Sometimes I get so caught in the insanely complex todo list that is my public trello board for democracy 4, that I forget to occasionally taken a breath, take stock, and analyze how things are going. So this being two days after the US election, (A still undecided one as I type this), its time to catch that breath and reflect.
Firstly. OMG we did it. Democracy 4 is in Early access, and being played by thousands of people who got it through the epic store, GoG, Steam, Itch and the Humble Store. We are properly 100% out there and launched. For a game that has had a pretty long (for positech) dev process, it does feel good to actually be out there in the hands of actual gamers. From a business POV its also good to have a project flip, so that it brings in money each month. Game dev is a terrifying business where expenses go up and up and up in hope of some future reversal of the process :D
From a biz POV, the game is selling pretty well. Nothing earth-shattering, but we did have a bit of a weird relatively-soft launch, in that when the game launched on steam Early Access, there was ONE country, ONE language, and the game was $26.99 and had no discount. (The price is the same now). Since then we have added a crowdsourced Italian translation, and have added the USA, Canada, France and Germany, but still… there was a lot of reasons why people may have wishlisted the game thinking to grab it later.

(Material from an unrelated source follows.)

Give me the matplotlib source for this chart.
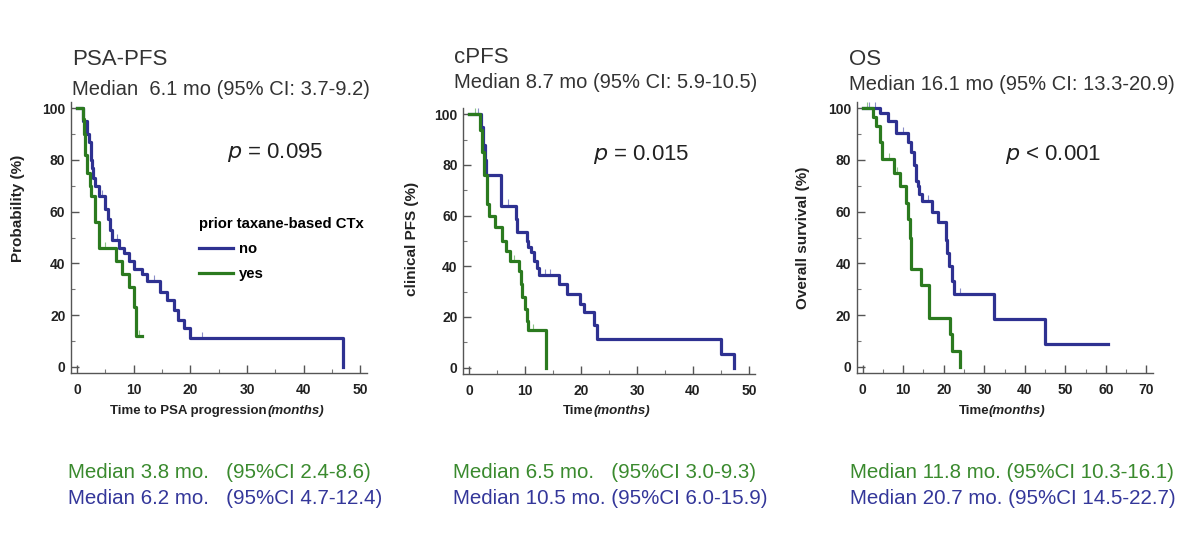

Overall, I’m quite happy with the way things are going, from a wishlists and sales POV. As I type this, we have 50,000 wishlists for D4, which is quite good, especially as approach Christmas.
The next thing to reflect on is… we made it to the US election without major meltdowns. Nobody has screamed at me and called me a fascist (well…they might have done that on twitter, I block a lot of idiots…) or a communist. The games website/forums and steam forums have not been completely besieged by political extremists hurling abuse. There have been no major political arguments on my forums, or the steam ones, and the number of bans and moderstaion events have been pretty low.
I think in general, the game attracts an audience of people interested in political philosophy and economics and strategy. Its thankfully not acting as a ‘meme’ game attracting lots of twitter mobs and qanon style conspiracists. This is a good thing :D
Obviously there have been some bugs, but I think I have just about kept up with things, so that the games reviews have stayed pretty good (I expect them to climb later as more content is added, balance gets better and the last bugs get squashed). We got some press coverage and some popular youtubers played the game, but we also got pushback from some people saying “no way am I touching politics on youtube” and so on. I expect after the US election is settled, that will change.
We *have* had some tricky moments. There was some issues with some pre-order customers not being able to find their free steam keys, and we jumped from the humble widget to itch, then back to humble again as a result. We had hoped to simultaneously launch on steam, gog, humble and epic, but epic was actually about ten days later. I did have a bug (election day crashes for 3 party systems with colorblind mode) that went unfixed for a few days longer than it should have… but thats actually about it.
I sometimes think that these sort of blog posts can be dull, because lets face it, its more entertaining to read about how the developer was trapped in a canoe in a blizzard while terrorists stole the servers with the source code, and then the publishers turned out to be Chinese military who sold the source code to the mafia, but frankly, its been uneventful. Thats likely because its something like my twentieth game release, so TBH I should know what I’m doing by now.
However if you DO want to read about absolutely crazy-ass shenanigans going on in tech companies that make you shout ‘wtf?’ then I am currently enjoying this book.
Its amazing the absolute maniacs that run companies some times.